Upper-Limb Joints: Precision and Dexterity as the Core Requirements

The primary demand for upper-limb joints is dexterity and high precision, which harmonic actuators are particularly well suited to deliver. Harmonic actuators use a wave generator to drive elastic deformation of the flexspline for meshing transmission, enabling ultra-high positioning accuracy of less than 1 arcminute. Their near-zero backlash allows robots to perform delicate operations such as grasping small objects and executing precision assembly tasks.

In addition, harmonic actuators feature an extremely compact and lightweight structure. At the same reduction ratio, their volume is significantly smaller than that of planetary modules, effectively reducing upper-limb mass and optimizing the overall center-of-gravity distribution of the robot.

Data show that harmonic actuators offer excellent torque density, achieving 57.8 N·m/kg with a weight of only 0.84 kg, making them ideal for space-constrained upper-limb joints such as the shoulder, elbow, and wrist that require high-precision motion. However, their limitations are also evident: elastic deformation of the flexspline results in relatively poor impact resistance, making them less suitable for sudden heavy loads.

Lower-Limb Joints: Stability and Load-Bearing as the Priority

Lower-limb joints are responsible for stable load bearing, making planetary actuators the more balanced choice. Planetary actuators rely on rigid meshing among the sun gear and planetary gears, achieving transmission efficiencies as high as 95–97%. Their impact resistance far exceeds that of harmonic modules, allowing them to easily withstand ground reaction forces during bipedal locomotion as well as the robot’s own weight.
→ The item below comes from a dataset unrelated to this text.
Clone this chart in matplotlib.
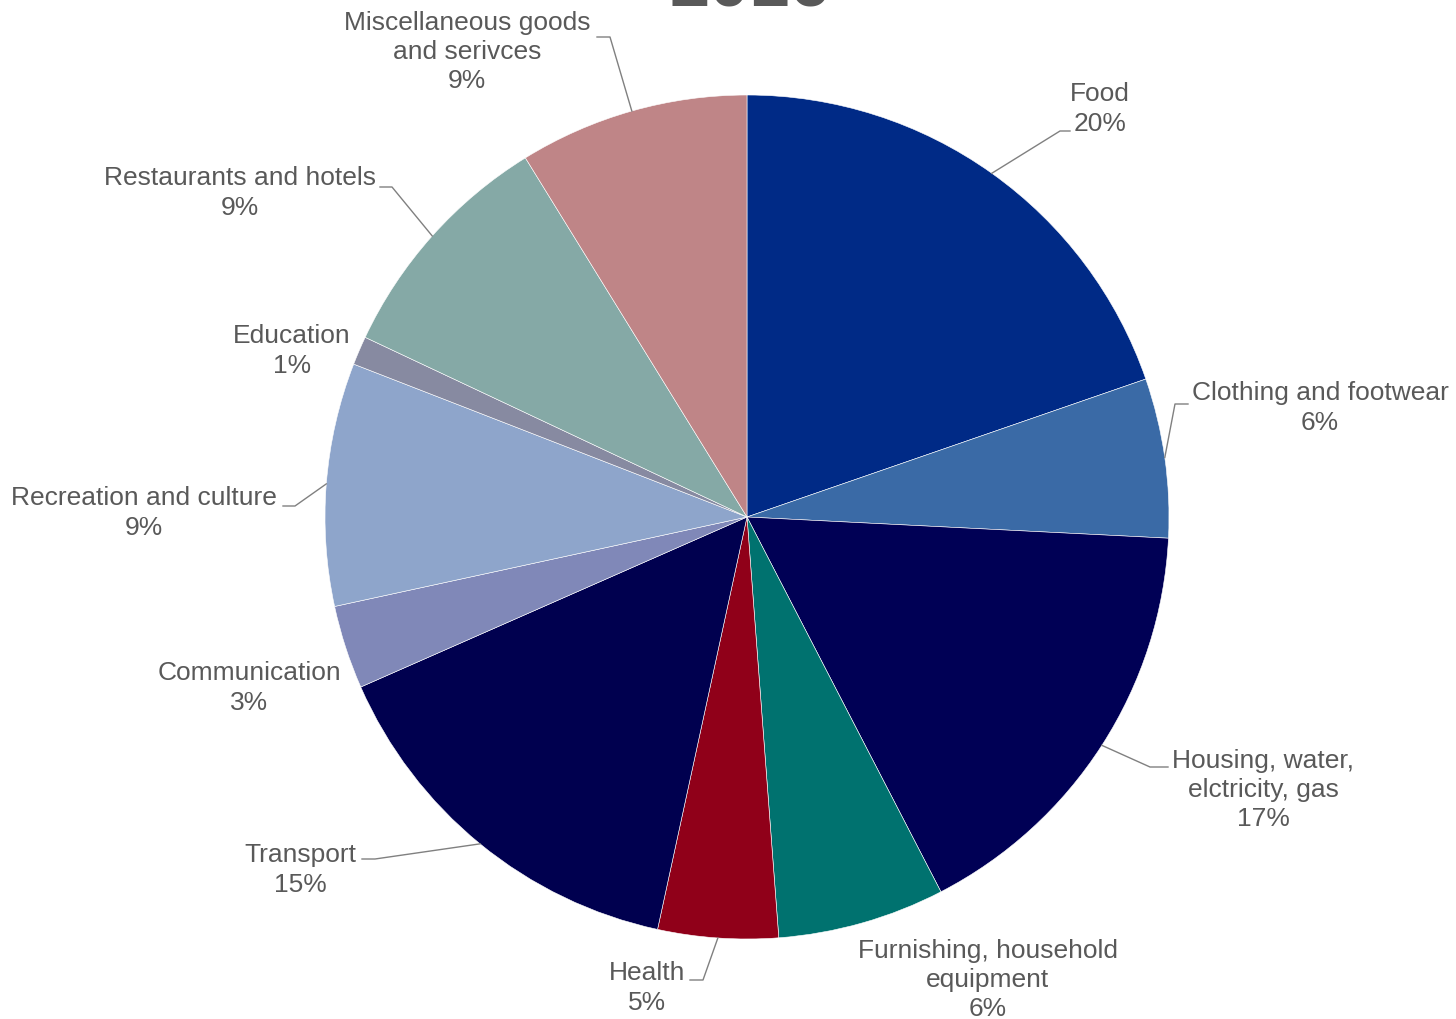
import numpy as np
import matplotlib
matplotlib.use("Agg")
import matplotlib.pyplot as plt

plt.rcParams['font.family'] = ['Liberation Sans', 'DejaVu Sans']

categories = ["Food", "Clothing and footwear", "Housing, water,\nelctricity, gas",
              "Furnishing, household\nequipment", "Health", "Transport", "Communication",
              "Recreation and culture", "Education", "Restaurants and hotels",
              "Miscellaneous goods\nand serivces"]
shares = [19.7, 6.1, 16.6, 6.4, 4.6, 15.0, 3.2, 9.3, 1.1, 9.2, 8.8]
colors = ["#002A86", "#3A6AA6", "#000055", "#00726F", "#900019", "#00004F",
          "#8088B8", "#8EA5CB", "#878AA1", "#85A9A6", "#BF8587"]
title = "2016"

# label centres and leader elbows, in figure pixels (x from left, y from top)
label_px = [(1100, 109), (1320, 408), (1263, 790), (988, 980), (647, 988), (300, 870),
            (249, 688), (144, 513), (292, 351), (240, 193), (467, 52)]
leader_px = [((1060, 132), (1070, 132)), ((1175, 405), (1188, 405)),
             ((1150, 768), (1168, 768)), None, ((703, 981), (690, 981)),
             ((375, 860), (362, 860)), None, ((295, 507), (283, 507)), None,
             ((392, 188), (380, 188)), ((610, 38), (597, 38))]

W, H = 1456, 1020
cx, cy, R = 747, 518, 422

def to_data(px, py):
    return (px - cx) / R, (cy - py) / R

fig = plt.figure(figsize=(W / 100, H / 100), dpi=100)
ax = fig.add_axes([0, 0, 1, 1])
wedges, _ = ax.pie(shares, colors=colors, startangle=90, counterclock=False, radius=1,
                   wedgeprops=dict(edgecolor='white', linewidth=0.4))
ax.set_xlim(-cx / R, (W - cx) / R)
ax.set_ylim(-(H - cy) / R, cy / R)
ax.axis('off')

total = sum(shares)
for w, name, val, lp, ld in zip(wedges, categories, shares, label_px, leader_px):
    pct = round(val / total * 100)
    ax.text(*to_data(*lp), f"{name}\n{pct}%", ha='center', va='center',
            fontsize=19, color='#595959', linespacing=1.28)
    if ld is None:
        continue
    ang = np.deg2rad((w.theta1 + w.theta2) / 2)
    sx, sy = np.cos(ang), np.sin(ang)
    ex, ey = to_data(*ld[0])
    hx, hy = to_data(*ld[1])
    ax.plot([sx, ex, hx], [sy, ey, hy], color='#808080', linewidth=1)

# title sits mostly above the top edge, as in the source image
fig.text(750 / W, 1 - 6 / H, title, ha='center', va='baseline', fontsize=52,
         fontweight='bold', color='#595959')

fig.savefig("out.png", dpi=100)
Notably, even a single-stage planetary reduction solution can support loads of hundreds of kilograms, fully meeting the requirements of walking and payload carrying.

Equally important, planetary actuators offer outstanding cost-effectiveness. The cost of a single-stage unit is typically only a few hundred RMB, significantly lower than that of harmonic actuators. With a mature domestic supply chain, planetary actuators are well suited for large-scale mass production. Moreover, lower-limb joints generally have more installation space and do not require extreme compactness, which naturally accommodates the relatively larger size of planetary actuators at equivalent reduction ratios.

Exceptions: Differentiated Paths Driven by Product Positioning

There are, however, notable exceptions. The differentiated strategies adopted by Unitree and UBTECH are primarily driven by their distinct product positioning.

Unitree focuses on small, lightweight robots. Its G1 robot uses a self-developed planetary actuator that delivers instantaneous torque of up to 140 N·m within a compact form factor, making it suitable for highly dynamic scenarios such as running and jumping. This approach sacrifices some positioning accuracy in exchange for stronger impact resistance and cost advantages.

In contrast, UBTECH’s Walker S1 adopts harmonic actuators across all joints, targeting industrial-grade high-precision applications. With peak torque reaching 250 N·m, structural reinforcement is used to compensate for the inherent impact resistance limitations of harmonic drives, enabling deployment in scenarios with extremely high requirements for operational accuracy.

Both approaches demonstrate that, based on their core application scenarios, these companies have deliberately abandoned a generic configuration in favor of highly customized actuator solutions.